Records from a collection
* BEGIN *

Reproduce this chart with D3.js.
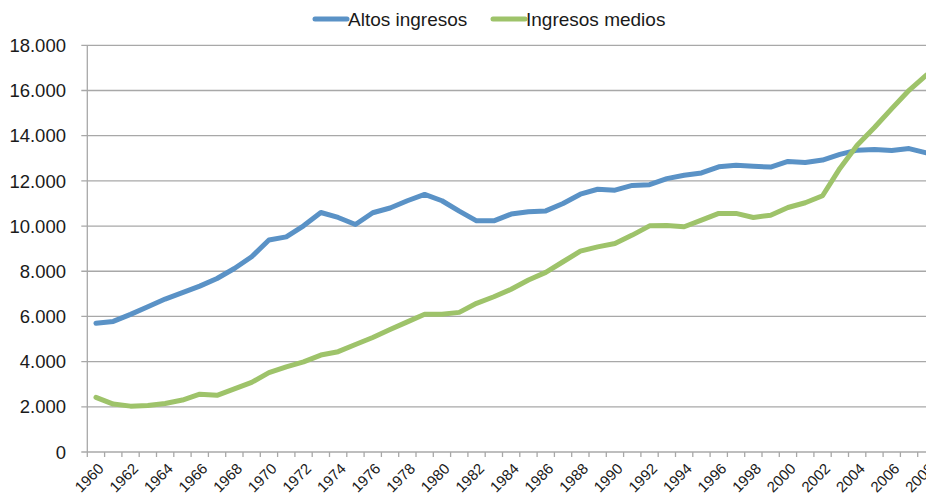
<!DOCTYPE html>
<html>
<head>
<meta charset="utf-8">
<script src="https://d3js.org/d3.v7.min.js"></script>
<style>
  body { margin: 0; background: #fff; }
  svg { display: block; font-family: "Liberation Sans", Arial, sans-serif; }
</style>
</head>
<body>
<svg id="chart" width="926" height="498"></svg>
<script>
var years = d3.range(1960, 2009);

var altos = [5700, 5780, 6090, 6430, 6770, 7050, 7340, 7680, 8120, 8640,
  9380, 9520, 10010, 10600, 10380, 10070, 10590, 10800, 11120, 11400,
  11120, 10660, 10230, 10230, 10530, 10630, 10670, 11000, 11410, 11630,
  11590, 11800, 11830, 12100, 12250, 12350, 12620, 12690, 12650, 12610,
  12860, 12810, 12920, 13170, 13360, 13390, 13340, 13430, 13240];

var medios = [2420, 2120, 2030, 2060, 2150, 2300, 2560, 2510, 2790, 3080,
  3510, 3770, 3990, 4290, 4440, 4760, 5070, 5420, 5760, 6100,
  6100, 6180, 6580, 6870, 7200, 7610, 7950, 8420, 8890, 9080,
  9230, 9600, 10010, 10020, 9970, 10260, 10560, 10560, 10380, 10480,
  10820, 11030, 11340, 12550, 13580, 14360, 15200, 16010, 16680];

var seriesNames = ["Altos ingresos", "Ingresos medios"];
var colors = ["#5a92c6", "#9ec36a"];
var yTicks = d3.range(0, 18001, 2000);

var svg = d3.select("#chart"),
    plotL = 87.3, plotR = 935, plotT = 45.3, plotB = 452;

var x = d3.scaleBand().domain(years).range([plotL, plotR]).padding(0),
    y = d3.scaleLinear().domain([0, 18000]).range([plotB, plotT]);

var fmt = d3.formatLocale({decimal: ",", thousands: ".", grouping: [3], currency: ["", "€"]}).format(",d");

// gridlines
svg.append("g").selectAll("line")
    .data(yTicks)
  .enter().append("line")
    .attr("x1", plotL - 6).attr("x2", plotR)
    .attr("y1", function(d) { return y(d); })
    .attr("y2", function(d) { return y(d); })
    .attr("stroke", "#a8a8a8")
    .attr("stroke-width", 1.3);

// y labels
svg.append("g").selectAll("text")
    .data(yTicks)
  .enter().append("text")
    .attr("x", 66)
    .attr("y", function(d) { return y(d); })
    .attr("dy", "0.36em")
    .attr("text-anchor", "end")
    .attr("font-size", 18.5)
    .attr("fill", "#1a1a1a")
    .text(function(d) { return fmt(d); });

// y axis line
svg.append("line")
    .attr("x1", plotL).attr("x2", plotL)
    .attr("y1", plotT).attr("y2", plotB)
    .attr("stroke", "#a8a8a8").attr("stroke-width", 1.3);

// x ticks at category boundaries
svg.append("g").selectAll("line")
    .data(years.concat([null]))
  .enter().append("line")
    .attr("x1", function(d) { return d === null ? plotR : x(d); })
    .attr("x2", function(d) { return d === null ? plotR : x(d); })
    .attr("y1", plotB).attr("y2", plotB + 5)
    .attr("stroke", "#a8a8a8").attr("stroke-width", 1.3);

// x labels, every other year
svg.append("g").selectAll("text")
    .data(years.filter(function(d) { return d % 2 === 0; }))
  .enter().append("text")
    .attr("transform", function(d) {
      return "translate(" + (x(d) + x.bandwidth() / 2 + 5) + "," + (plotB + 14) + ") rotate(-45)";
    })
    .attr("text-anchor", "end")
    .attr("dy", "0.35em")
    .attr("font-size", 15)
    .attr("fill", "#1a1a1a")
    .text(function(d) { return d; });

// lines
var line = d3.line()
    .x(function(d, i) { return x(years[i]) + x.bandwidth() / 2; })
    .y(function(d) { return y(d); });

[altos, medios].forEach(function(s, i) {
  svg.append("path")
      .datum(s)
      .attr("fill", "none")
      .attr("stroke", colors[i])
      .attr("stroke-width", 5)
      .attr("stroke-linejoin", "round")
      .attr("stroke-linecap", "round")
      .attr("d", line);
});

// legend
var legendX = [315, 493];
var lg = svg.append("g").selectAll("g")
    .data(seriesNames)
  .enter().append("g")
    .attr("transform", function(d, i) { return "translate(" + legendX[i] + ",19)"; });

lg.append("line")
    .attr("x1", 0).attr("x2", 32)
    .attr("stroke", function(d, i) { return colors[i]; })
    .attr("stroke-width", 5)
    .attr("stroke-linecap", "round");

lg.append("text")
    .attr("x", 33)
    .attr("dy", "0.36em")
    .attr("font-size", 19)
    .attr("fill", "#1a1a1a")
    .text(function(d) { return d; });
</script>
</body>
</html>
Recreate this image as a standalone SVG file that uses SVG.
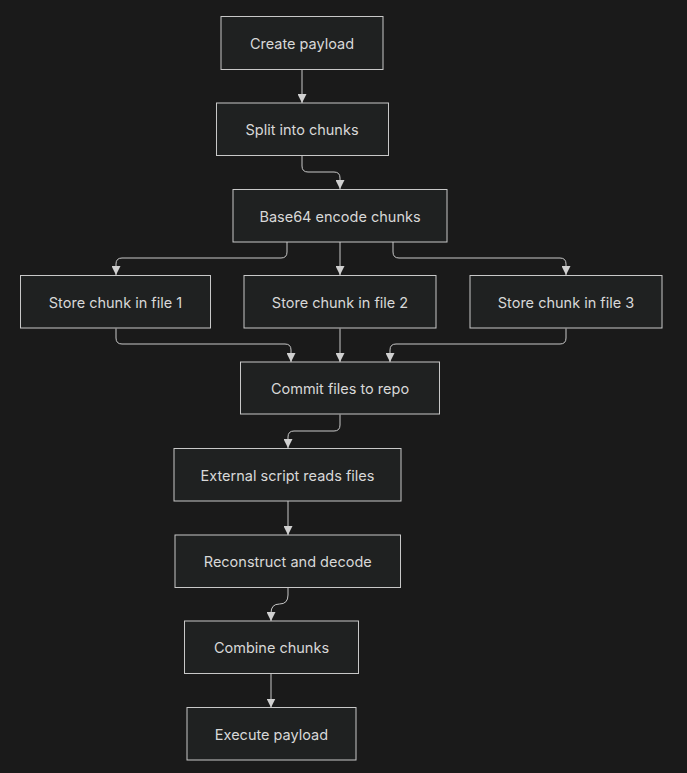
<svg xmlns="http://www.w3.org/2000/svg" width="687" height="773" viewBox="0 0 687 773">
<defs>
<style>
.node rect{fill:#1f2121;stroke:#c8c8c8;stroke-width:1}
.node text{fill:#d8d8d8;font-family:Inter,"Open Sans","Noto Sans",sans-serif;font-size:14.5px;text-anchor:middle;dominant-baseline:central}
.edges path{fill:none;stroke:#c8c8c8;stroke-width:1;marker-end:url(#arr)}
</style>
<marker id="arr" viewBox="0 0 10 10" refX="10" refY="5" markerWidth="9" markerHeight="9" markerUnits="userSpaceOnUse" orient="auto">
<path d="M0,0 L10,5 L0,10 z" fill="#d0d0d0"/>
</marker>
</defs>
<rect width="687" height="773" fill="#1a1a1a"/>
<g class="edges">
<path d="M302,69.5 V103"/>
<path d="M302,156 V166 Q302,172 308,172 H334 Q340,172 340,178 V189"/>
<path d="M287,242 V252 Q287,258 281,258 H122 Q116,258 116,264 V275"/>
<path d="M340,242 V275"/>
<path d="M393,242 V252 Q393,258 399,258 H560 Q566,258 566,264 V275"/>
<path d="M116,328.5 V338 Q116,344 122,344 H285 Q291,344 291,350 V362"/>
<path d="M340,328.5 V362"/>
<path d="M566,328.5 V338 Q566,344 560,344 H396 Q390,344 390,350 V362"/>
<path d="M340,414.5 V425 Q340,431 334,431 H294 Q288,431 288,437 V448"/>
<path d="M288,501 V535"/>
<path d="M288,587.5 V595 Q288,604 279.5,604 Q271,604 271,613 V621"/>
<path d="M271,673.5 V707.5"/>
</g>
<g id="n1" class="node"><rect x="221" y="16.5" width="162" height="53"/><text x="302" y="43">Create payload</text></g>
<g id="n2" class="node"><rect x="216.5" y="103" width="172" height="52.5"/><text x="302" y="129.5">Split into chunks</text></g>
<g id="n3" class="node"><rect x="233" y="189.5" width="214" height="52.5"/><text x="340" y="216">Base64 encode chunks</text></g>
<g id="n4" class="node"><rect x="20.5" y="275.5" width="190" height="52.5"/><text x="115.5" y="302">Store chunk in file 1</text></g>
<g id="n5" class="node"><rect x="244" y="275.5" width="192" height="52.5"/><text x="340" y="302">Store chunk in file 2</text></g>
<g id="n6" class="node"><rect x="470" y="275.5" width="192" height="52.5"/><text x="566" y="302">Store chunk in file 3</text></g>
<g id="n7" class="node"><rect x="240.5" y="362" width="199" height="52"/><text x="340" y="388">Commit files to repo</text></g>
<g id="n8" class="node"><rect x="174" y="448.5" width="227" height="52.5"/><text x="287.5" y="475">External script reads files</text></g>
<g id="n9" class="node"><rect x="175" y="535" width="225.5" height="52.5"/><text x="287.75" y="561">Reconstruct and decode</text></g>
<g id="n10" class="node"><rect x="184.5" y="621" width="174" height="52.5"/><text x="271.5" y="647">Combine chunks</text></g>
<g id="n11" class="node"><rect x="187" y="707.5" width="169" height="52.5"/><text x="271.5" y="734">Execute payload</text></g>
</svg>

* END *

Directions for this task → Return, unchanged, the lines from the first line of the material through the line that holds "var years = d3.range(1960, 2009);", inclusive, omitting pictures.

Completed task →
Reproduce this chart with D3.js.
<!DOCTYPE html>
<html>
<head>
<meta charset="utf-8">
<script src="https://d3js.org/d3.v7.min.js"></script>
<style>
  body { margin: 0; background: #fff; }
  svg { display: block; font-family: "Liberation Sans", Arial, sans-serif; }
</style>
</head>
<body>
<svg id="chart" width="926" height="498"></svg>
<script>
var years = d3.range(1960, 2009);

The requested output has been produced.